BURR POINT:  Former employees and businesses who are inclined to push the envelope on restrictive covenant agreements (“I’ll just do it until a judge shuts me down”) should be mindful of the potential exposure for tens of millions of dollars in compensatory damages, attorney’s fees and punitive damages to a party who thinks they’ve been wronged.

Florida Non-Competes: Physicians, Attorneys, Quarterbacks, Oh My…

Regular readers of this blog know that Florida law allows “valid restraints of trade,” under certain circumstances. Those restrictions apply to the employer-employee relationship when written and duly executed in accordance with Florida statutes. These restraints of trade are commonly called “Non-Compete” or “Non- Competition” agreements. There are similar restrictions that can prohibit a departing employee from using a former employer’s trade secrets.

Florida’s valid restraints of trade do not apply to attorneys. As a result, attorneys are not subject to non-compete agreements. Go figure.

Physicians, on the other hand, are often required to enter into non-compete agreements as conditions of employment. Recently a group of Florida physicians asked me whether Florida law recognizes a public policy argument that negates all non-compete agreements attempting to restrain doctors from practicing in the location of their choosing or seeing previous patients. The simple answer is “No,” however the analysis seldom ends there. Generally speaking, there is no statute or case law in Florida that negates the enforcement of an otherwise valid non-compete agreement against a physician or a physician’s practice. (There are cases that have disallowed the agreements, and there are cases in which the physician was found not to have violated the non-compete terms, however there are no cases that courts regularly cite or follow creating a public policy against restricting a physician’s practice after the physician departs from a prior employer.)

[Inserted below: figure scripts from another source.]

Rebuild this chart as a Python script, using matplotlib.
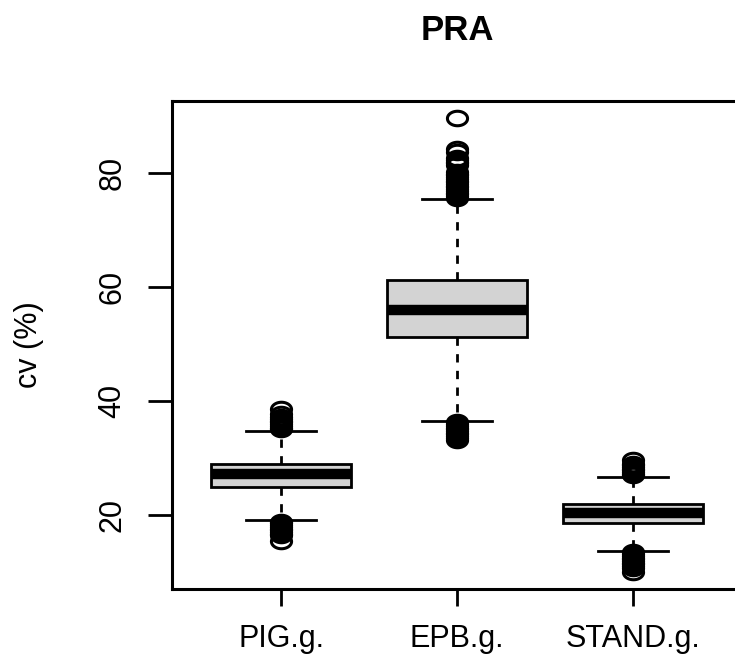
#!/usr/bin/env python
# coding: utf-8

import numpy as np
import matplotlib
matplotlib.use('Agg')
import matplotlib.pyplot as plt
from matplotlib.path import Path

plt.rcParams['font.family'] = ['Liberation Sans', 'DejaVu Sans']

# groups and box statistics (cv, %)
groups = ['PIG.g.', 'EPB.g.', 'STAND.g.']
q1 = [24.8, 51.2, 18.5]
med = [27.2, 55.9, 20.4]
q3 = [28.9, 61.2, 21.9]
whislo = [19.05, 36.5, 13.7]
whishi = [34.7, 75.4, 26.6]

# outliers per group
fliers_pig = [35.0, 35.3, 35.6, 35.9, 36.2, 36.5, 36.8, 37.1, 37.6, 38.6,
              18.8, 18.5, 18.2, 17.9, 17.6, 17.3, 17.0, 16.7, 16.4, 15.4]
fliers_epb = [75.6, 75.9, 76.2, 76.5, 76.8, 77.1, 77.4, 77.7, 78.0, 78.3,
              78.6, 78.9, 79.2, 79.5, 79.8, 80.1, 81.3, 81.6, 81.9, 82.2,
              82.5, 83.6, 84.1, 89.6,
              36.2, 35.9, 35.6, 35.3, 35.0, 34.7, 34.4, 34.1, 33.8, 33.5, 33.2]
fliers_stand = [26.9, 27.2, 27.5, 27.8, 28.1, 28.4, 28.7, 29.0, 29.6,
                13.4, 13.1, 12.8, 12.5, 12.2, 11.9, 11.6, 11.3, 11.0, 10.7, 10.0]
fliers = [fliers_pig, fliers_epb, fliers_stand]

stats = []
for i, name in enumerate(groups):
    stats.append({'label': name, 'q1': q1[i], 'med': med[i], 'q3': q3[i],
                  'whislo': whislo[i], 'whishi': whishi[i],
                  'fliers': np.array(fliers[i])})

# slightly flattened open circle, the picture is stretched sideways
t = np.linspace(0, 2 * np.pi, 60)
ellipse = Path(np.column_stack([np.cos(t), 0.72 * np.sin(t)]), closed=True)

fig = plt.figure(figsize=(7.35, 6.64), dpi=100)
ax = fig.add_axes([172 / 735, 75 / 664, 570 / 735, 488 / 664])

lw = 2.0
ax.bxp(stats, positions=[1, 2, 3], widths=0.8, patch_artist=True,
       boxprops=dict(facecolor='#d3d3d3', edgecolor='black', linewidth=lw),
       medianprops=dict(color='black', linewidth=7.5, solid_capstyle='butt'),
       whiskerprops=dict(color='black', linewidth=lw, linestyle=(0, (3, 3))),
       capprops=dict(color='black', linewidth=lw),
       flierprops=dict(marker=ellipse, markersize=14.5, markerfacecolor='none',
                       markeredgecolor='black', markeredgewidth=2.2,
                       linestyle='none'))

ax.set_xlim(0.38, 3.62)
ax.set_ylim(7.0, 92.55)
ax.set_yticks([20, 40, 60, 80])
ax.set_xticks([1, 2, 3])
ax.set_xticklabels(groups)
for lab in ax.get_yticklabels():
    lab.set_rotation(90)
    lab.set_va('center')

for sp in ax.spines.values():
    sp.set_linewidth(2.2)
ax.tick_params(axis='y', length=17, width=lw, labelsize=22, pad=15)
ax.tick_params(axis='x', length=12, width=lw, labelsize=22, pad=13)

ax.set_ylabel('cv (%)', fontsize=22)
ax.yaxis.set_label_coords(-0.225, 0.5)
ax.set_title('PRA', fontsize=25, fontweight='bold', pad=44)

fig.savefig('out.png', dpi=100)
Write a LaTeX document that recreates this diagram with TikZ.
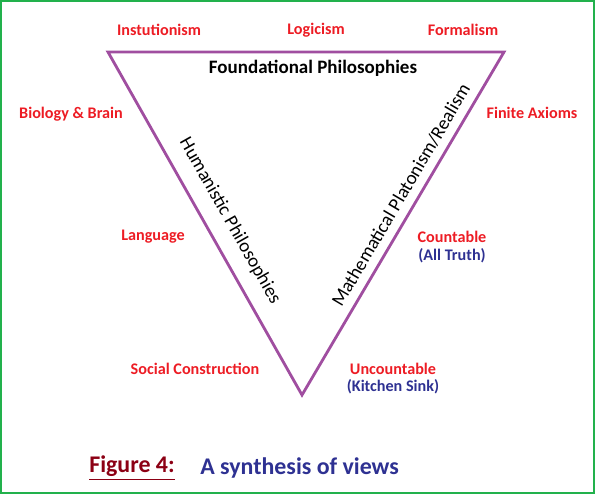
\documentclass[tikz,border=0pt]{standalone}
\usepackage{fontspec}
\setmainfont{Carlito}
\usepackage{tikz}
\definecolor{vpurple}{RGB}{160,78,160}
\definecolor{vred}{RGB}{237,28,36}
\definecolor{vblue}{RGB}{46,49,146}
\definecolor{vdarkred}{RGB}{140,0,20}
\definecolor{vgreen}{RGB}{34,177,76}

\begin{document}
\begin{tikzpicture}[x=0.025cm,y=-0.025cm,
        view/.style={font=\fontsize{11.5}{13}\selectfont\bfseries,text=vred,inner sep=0pt},
        note/.style={font=\fontsize{11.5}{13}\selectfont\bfseries,text=vblue,inner sep=0pt},
        side/.style={font=\fontsize{13.5}{15}\selectfont,inner sep=0pt},
        caption/.style={font=\fontsize{17}{19}\selectfont\bfseries,inner sep=0pt,anchor=west}
      ]
        \useasboundingbox (0,0) rectangle (596,495);
        \draw[vgreen,line width=1pt] (1,1) rectangle (594,493);

        % triangle of views
        \coordinate (tl) at (108,52);
        \coordinate (tr) at (504,52);
        \coordinate (bt) at (302,395);
        \draw[vpurple,line width=2pt,line join=miter] (tl) -- (tr) -- (bt) -- cycle;

        \node[font=\fontsize{13.5}{15}\selectfont\bfseries,inner sep=0pt] (found) at (313,68) {Foundational Philosophies};
        \node[side,rotate=-60.5] (human) at (230,221) {Humanistic Philosophies};
        \node[side,rotate=59.5] (plato) at (401,195) {Mathematical Platonism/Realism};

        \node[view] (intu) at (159,30) {Instutionism};
        \node[view] (logi) at (316,30) {Logicism};
        \node[view] (form) at (463,30) {Formalism};
        \node[view] (bio) at (71,114) {Biology \& Brain};
        \node[view] (fin) at (532,113) {Finite Axioms};
        \node[view] (lang) at (153,237) {Language};
        \node[view] (count) at (452,237) {Countable};
        \node[note] (truth) at (452,256) {(All Truth)};
        \node[view] (soc) at (195,369) {Social Construction};
        \node[view] (unc) at (393,369) {Uncountable};
        \node[note] (sink) at (393,387) {(Kitchen Sink)};

        \node[caption,text=vdarkred] (fig) at (89,468) {\underline{Figure 4:}};
        \node[caption,text=vblue] (syn) at (200,468) {A synthesis of views};
      \end{tikzpicture}
\end{document}
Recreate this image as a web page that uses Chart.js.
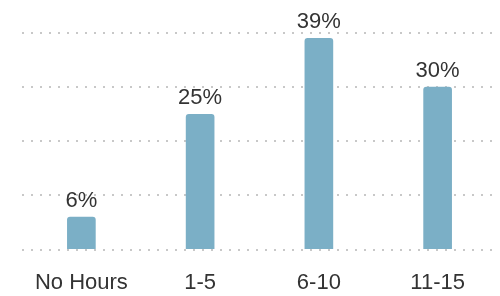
<!DOCTYPE html>
<html lang="en"><head>
<meta charset="utf-8">
<title>Hours chart</title>
<style type="text/css">
html, body { margin:0; padding:0; background-color:#ffffff; }
#box { width:500px; height:296px; }
</style>
<script src="https://cdn.jsdelivr.net/npm/chart.js"></script>
<script>

var categories=["No Hours","1-5","6-10","11-15"];
var shares=[6,25,39,30];
var yTicks=[0,10,20,30,40];

var valueLabels={id:'valueLabels',
  afterDatasetsDraw:function(chart) {
    var ctx=chart.ctx; var meta=chart.getDatasetMeta(0);
    ctx.save();
    ctx.font="22px 'Liberation Sans', Arial, sans-serif";
    ctx.fillStyle="#333333"; ctx.textAlign="center"; ctx.textBaseline="bottom";
    meta.data.forEach(function(bar,i) { ctx.fillText(shares[i]+"%",bar.x,bar.y-5); });
    ctx.restore(); }};

function initChart() {
  new Chart(document.getElementById('hours'),{type:'bar',
    data:{labels:categories,datasets:[{data:shares,
      backgroundColor:'#7bafc6',barThickness:28,
      borderRadius:3,borderSkipped:'bottom'}]},
    options:{responsive:false,animation:false,
      layout:{padding:{left:22,right:3,top:33,bottom:-20}},
      plugins:{legend:{display:false},tooltip:{enabled:false}},
      scales:{
        x:{grid:{display:false,drawTicks:false},border:{display:false},
          ticks:{padding:20,color:'#333333',font:{family:"'Liberation Sans', Arial, sans-serif",size:22}}},
        y:{min:yTicks[0],max:yTicks[yTicks.length-1],
          afterBuildTicks:function(axis){ axis.ticks=yTicks.map(function(v){return {value:v};}); },
          ticks:{display:false},
          grid:{color:'#c8c8c8',lineWidth:2,drawTicks:false},
          border:{display:false,dash:[2,7]}}}},
    plugins:[valueLabels]}); }

</script></head>
<body onload="initChart();">
<div id="box"><canvas id="hours" width="500" height="296"></canvas></div>
</body></html>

So what is a physician to do when she is attempting to relocate her practice or when she hopes to join a competitor? First, and perhaps most obviously, the physician can usually negotiate (read: pay money) to opt out of the non-compete agreement. Many times a physician’s non-compete agreement actually contains the manner and costs associated with the buy-out provision. The second vehicle to challenge a physician’s non-compete agreement is on the grounds of the definition of the reasonable restriction of geographic area. Some patients will travel great distances to see their doctor. The more specialized the physician’s practice, the more likely a court will recognize the need for a greater geographic restriction. (At the same time, the more specialized the physician’s practice, the more likely the physician can argue that an actual public policy concern justifies a court’s decision to allow an argument to render the non-compete void.)

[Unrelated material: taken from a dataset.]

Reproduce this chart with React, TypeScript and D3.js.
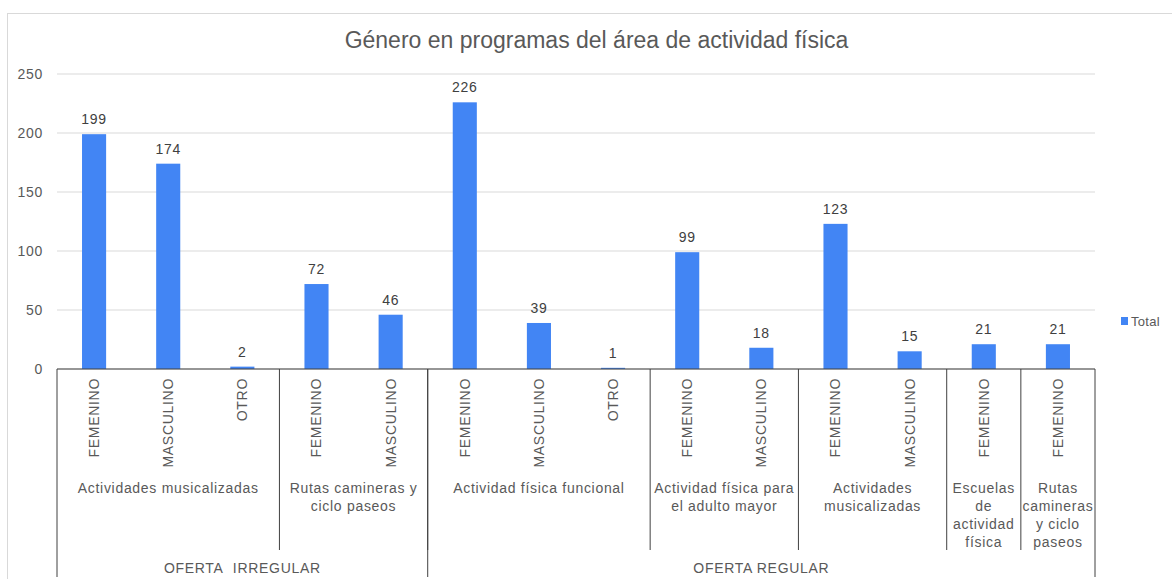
import React from "react";
import * as d3 from "d3";

const genders = ["FEMENINO","MASCULINO","OTRO","FEMENINO","MASCULINO","FEMENINO","MASCULINO","OTRO","FEMENINO","MASCULINO","FEMENINO","MASCULINO","FEMENINO","FEMENINO"];
const values = [199,174,2,72,46,226,39,1,99,18,123,15,21,21];
const programs = [
  { label: ["Actividades musicalizadas"], start: 0, count: 3 },
  { label: ["Rutas camineras y", "ciclo paseos"], start: 3, count: 2 },
  { label: ["Actividad física funcional"], start: 5, count: 3 },
  { label: ["Actividad física para", "el adulto mayor"], start: 8, count: 2 },
  { label: ["Actividades", "musicalizadas"], start: 10, count: 2 },
  { label: ["Escuelas", "de", "actividad", "física"], start: 12, count: 1 },
  { label: ["Rutas", "camineras", "y ciclo", "paseos"], start: 13, count: 1 },
];
const offers = [
  { label: "OFERTA\u00a0 IRREGULAR", start: 0, count: 5 },
  { label: "OFERTA REGULAR", start: 5, count: 9 },
];
const yTicks = [0, 50, 100, 150, 200, 250];
const title = "Género en programas del área de actividad física";
const seriesName = "Total";

export default function App() {
  const W = 1172, H = 579;
  const left = 57, right = 1095, top = 74, bottom = 369;
  const x = d3.scaleBand<number>().domain(d3.range(values.length)).range([left, right]).paddingInner(0.675).paddingOuter(0.3375);
  const n = values.length;
  const cw = (right - left) / n;
  const bx = (i: number) => left + i * cw;
  const y = d3.scaleLinear().domain([0, 250]).range([bottom, top]);
  const font = "'Liberation Sans', Arial, sans-serif";
  const txt = "#595959";
  const blue = "#4285F4";
  const lineC = "#404040";
  const bw = x.bandwidth();
  const ls = 0.7;
  return (
    <svg width={W} height={H} style={{ position: "absolute", left: 0, top: 0 }} fontFamily={font}>
      <rect x={7.5} y={13.5} width={1180} height={600} fill="#fff" stroke="#d9d9d9" />
      <text x={596.5} y={48} textAnchor="middle" fontSize={23} fill={txt}>{title}</text>
      {yTicks.map((t) => (
        <g key={t}>
          <line x1={left} x2={right} y1={y(t)} y2={y(t)} stroke="#d9d9d9" />
          <text x={43} y={y(t)} dy="0.35em" textAnchor="end" fontSize={14} letterSpacing={ls} fill={txt}>{t}</text>
        </g>
      ))}
      {values.map((v, i) => {
        const cx = bx(i) + cw / 2;
        return (
          <g key={i}>
            <rect x={cx - bw / 2} y={y(v)} width={bw} height={bottom - y(v)} fill={blue} />
            <text x={cx} y={y(v) - 10} textAnchor="middle" fontSize={14} letterSpacing={ls} fill="#404040">{v}</text>
            <text transform={`translate(${cx},378) rotate(-90)`} textAnchor="end" dy="0.35em" fontSize={14} letterSpacing={ls} fill={txt}>{genders[i]}</text>
          </g>
        );
      })}
      <line x1={left} x2={right} y1={bottom} y2={bottom} stroke={lineC} />
      {programs.map((p, k) => {
        const cx = (bx(p.start) + bx(p.start + p.count)) / 2;
        return (
          <g key={k}>
            {p.label.map((l, j) => (
              <text key={j} x={cx} y={488 + j * 18} dy="0.35em" textAnchor="middle" fontSize={14} letterSpacing={ls} fill={txt}>{l}</text>
            ))}
            {k > 0 && <line x1={bx(p.start)} x2={bx(p.start)} y1={bottom} y2={550} stroke={lineC} />}
          </g>
        );
      })}
      {offers.map((o, k) => {
        const cx = (bx(o.start) + bx(o.start + o.count)) / 2;
        return (
          <g key={k}>
            <text x={cx} y={568} dy="0.35em" textAnchor="middle" fontSize={14} letterSpacing={ls} fill={txt}>{o.label}</text>
            <line x1={bx(o.start)} x2={bx(o.start)} y1={bottom} y2={577} stroke={lineC} />
          </g>
        );
      })}
      <line x1={right} x2={right} y1={bottom} y2={577} stroke={lineC} />
      <rect x={1121} y={317} width={7} height={8} fill={blue} />
      <text x={1131} y={321} dy="0.35em" fontSize={13} letterSpacing={0.3} fill={txt}>{seriesName}</text>
    </svg>
  );
}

What we have found over the years is that physician practices are not shy about enforcing non-compete agreements with departing physicians. At the same time, nearly all of these physician practice groups are far more interested in resolving these issues through (financial) negotiations than through the continuation of litigation. Either way, the law in this area is very nuanced and fact-specific. As with all non-compete cases, Florida courts are obligated to construe the written, executed agreements according to their plain terms, interpreting all ambiguities in favor of unrestricted employment.

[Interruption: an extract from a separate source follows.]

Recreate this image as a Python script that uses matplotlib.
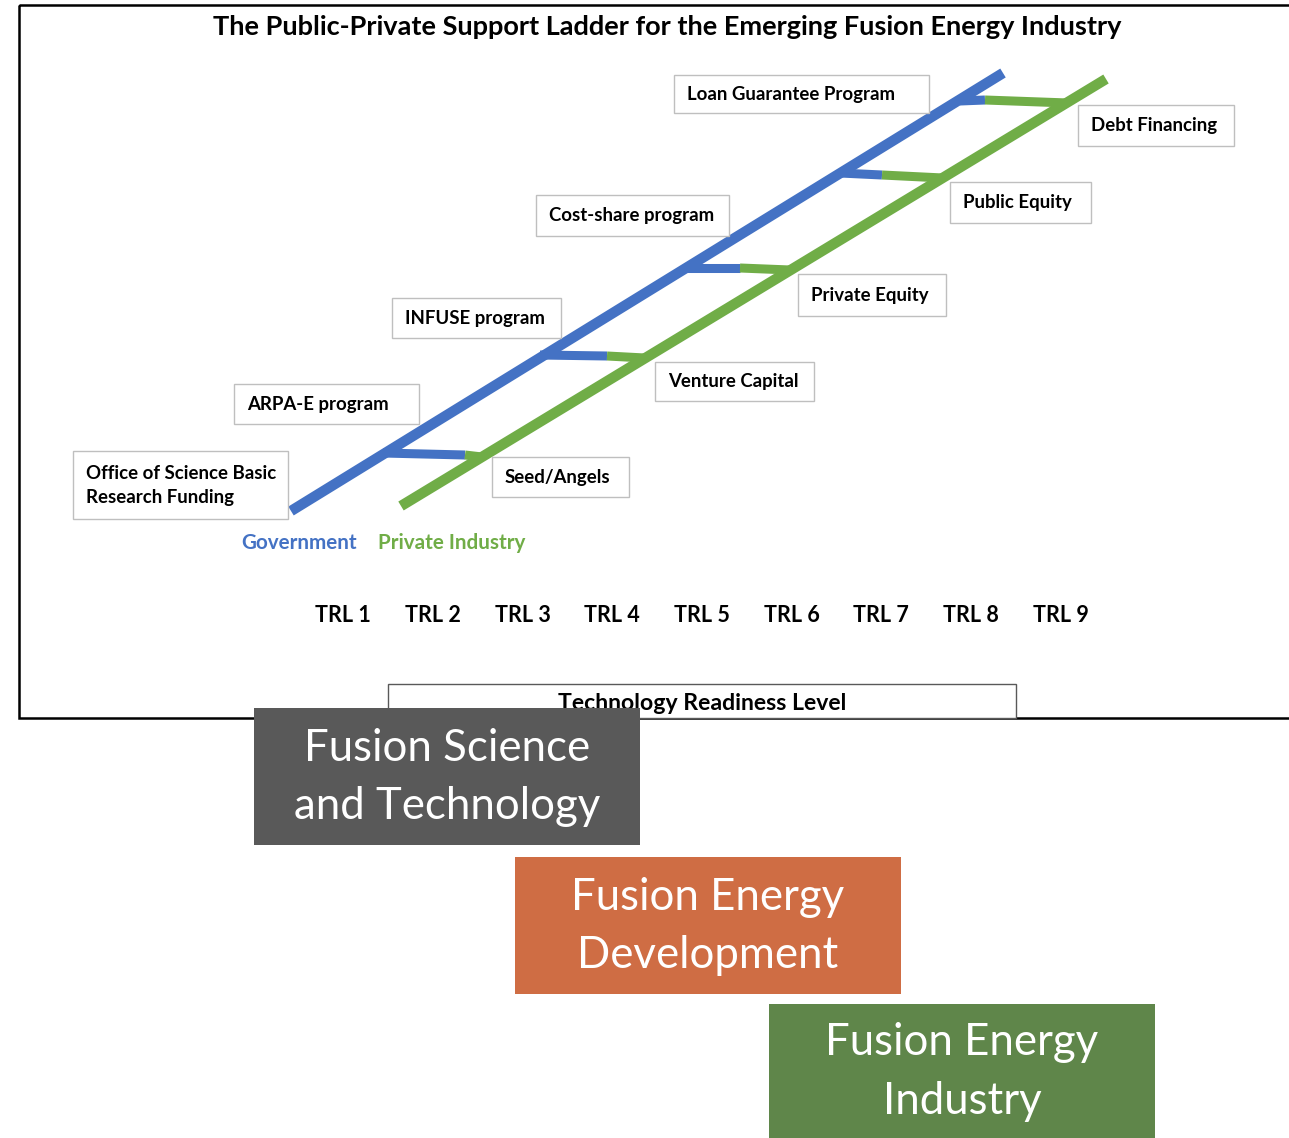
import matplotlib.pyplot as plt
from matplotlib.patches import Rectangle

# colours used in the ladder
gov_color = '#4472C4'
priv_color = '#70AD47'

# ladder rails (page pixel coordinates, y down)
gov_rail_x = [291, 1003]
gov_rail_y = [511, 73]
priv_rail_x = [401, 1106]
priv_rail_y = [506, 79]

# rungs: start on government rail, colour change point, end on private rail
rung_start_x = [383, 540, 685, 840, 960]
rung_start_y = [453, 355, 268, 173, 101]
rung_mid_x = [465, 607, 740, 882, 985]
rung_mid_y = [455, 356, 268, 175, 100]
rung_end_x = [482, 645, 790, 943, 1068]
rung_end_y = [457, 358, 270, 178, 103]

# support programs
gov_labels = ['Office of Science Basic\nResearch Funding', 'ARPA-E program',
              'INFUSE program', 'Cost-share program', 'Loan Guarantee Program']
gov_boxes = [(73, 451, 215, 68), (234, 384, 185, 40), (392, 298, 169, 40),
             (536, 195, 193, 41), (674, 75, 255, 38)]
priv_labels = ['Seed/Angels', 'Venture Capital', 'Private Equity',
               'Public Equity', 'Debt Financing']
priv_boxes = [(492, 457, 137, 40), (655, 362, 159, 39), (798, 274, 148, 42),
              (950, 182, 141, 41), (1078, 105, 156, 41)]

trl_labels = ['TRL 1', 'TRL 2', 'TRL 3', 'TRL 4', 'TRL 5', 'TRL 6', 'TRL 7', 'TRL 8', 'TRL 9']
trl_x = [343, 433, 523, 612, 702, 792, 881, 971, 1061]

stage_labels = ['Fusion Science\nand Technology', 'Fusion Energy\nDevelopment',
                'Fusion Energy\nIndustry']
stage_colors = ['#595959', '#CF6D44', '#5F864A']
stage_boxes = [(254, 708, 386, 137), (515, 857, 386, 137), (769, 1004, 386, 134)]

plt.rcParams['font.family'] = ['Lato', 'DejaVu Sans']

fig = plt.figure(figsize=(12.89, 11.38), dpi=100)
ax = fig.add_axes([0, 0, 1, 1])
ax.set_xlim(0, 1289)
ax.set_ylim(1138, 0)
ax.axis('off')

# outer frame of the chart
ax.add_patch(Rectangle((19, 5), 1300, 713, fill=False, edgecolor='black', lw=1.8, zorder=1))

ax.text(667, 27, 'The Public-Private Support Ladder for the Emerging Fusion Energy Industry',
        ha='center', va='center', fontsize=19.5, fontweight='bold')

# rails
ax.plot(gov_rail_x, gov_rail_y, color=gov_color, lw=7.5, solid_capstyle='butt', zorder=3)
ax.plot(priv_rail_x, priv_rail_y, color=priv_color, lw=7.5, solid_capstyle='butt', zorder=3)

# rungs
for i in range(len(rung_start_x)):
    ax.plot([rung_start_x[i], rung_mid_x[i]], [rung_start_y[i], rung_mid_y[i]],
            color=gov_color, lw=6.5, solid_capstyle='butt', zorder=2)
    ax.plot([rung_mid_x[i], rung_end_x[i]], [rung_mid_y[i], rung_end_y[i]],
            color=priv_color, lw=6.5, solid_capstyle='butt', zorder=2)


def label_box(box, text):
    x, y, w, h = box
    ax.add_patch(Rectangle((x, y), w, h, facecolor='white', edgecolor='#BFBFBF', lw=1, zorder=4))
    ax.text(x + 13, y + h / 2, text, ha='left', va='center', fontsize=13.4,
            fontweight='bold', linespacing=1.5, zorder=5)


for b, t in zip(gov_boxes, gov_labels):
    label_box(b, t)
for b, t in zip(priv_boxes, priv_labels):
    label_box(b, t)

ax.text(299, 543, 'Government', color=gov_color, ha='center', va='center',
        fontsize=14.9, fontweight='bold')
ax.text(452, 543, 'Private Industry', color=priv_color, ha='center', va='center',
        fontsize=14.9, fontweight='bold')

for x, t in zip(trl_x, trl_labels):
    ax.text(x, 615, t, ha='center', va='center', fontsize=15.5, fontweight='bold')

# axis title box
ax.add_patch(Rectangle((388, 684), 628, 34, facecolor='white', edgecolor='#595959', lw=1, zorder=2))
ax.text(702, 703, 'Technology Readiness Level', ha='center', va='center',
        fontsize=16.6, fontweight='bold', zorder=3)

# stage boxes below
for b, t, c in zip(stage_boxes, stage_labels, stage_colors):
    x, y, w, h = b
    ax.add_patch(Rectangle((x, y), w, h, facecolor=c, edgecolor='none', zorder=6))
    ax.text(x + w / 2, y + h / 2 + 1, t, ha='center', va='center', color='white',
            fontsize=31.5, linespacing=1.53, zorder=7)

fig.savefig('out.png', dpi=100)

Quarterbacks are entirely different. The typical non-compete comes in the form of untimely interceptions. As a life-long NY Giants fan it’s important to recognize that losing the first two regular-season games when holding a double-digit lead in the fourth quarter is simply non-competitive. This despite Eli Manning’s contract extension that included a guarantee of more than $60 million. Fortunately, the Giants held their fourth quarter lead in the third game. That’s more competitive. Note to Eli: please stay healthy. And Eli, if you suffer an injury, consider receiving your treatment down in Florida. We have some seriously great physicians here. They’re very competitive.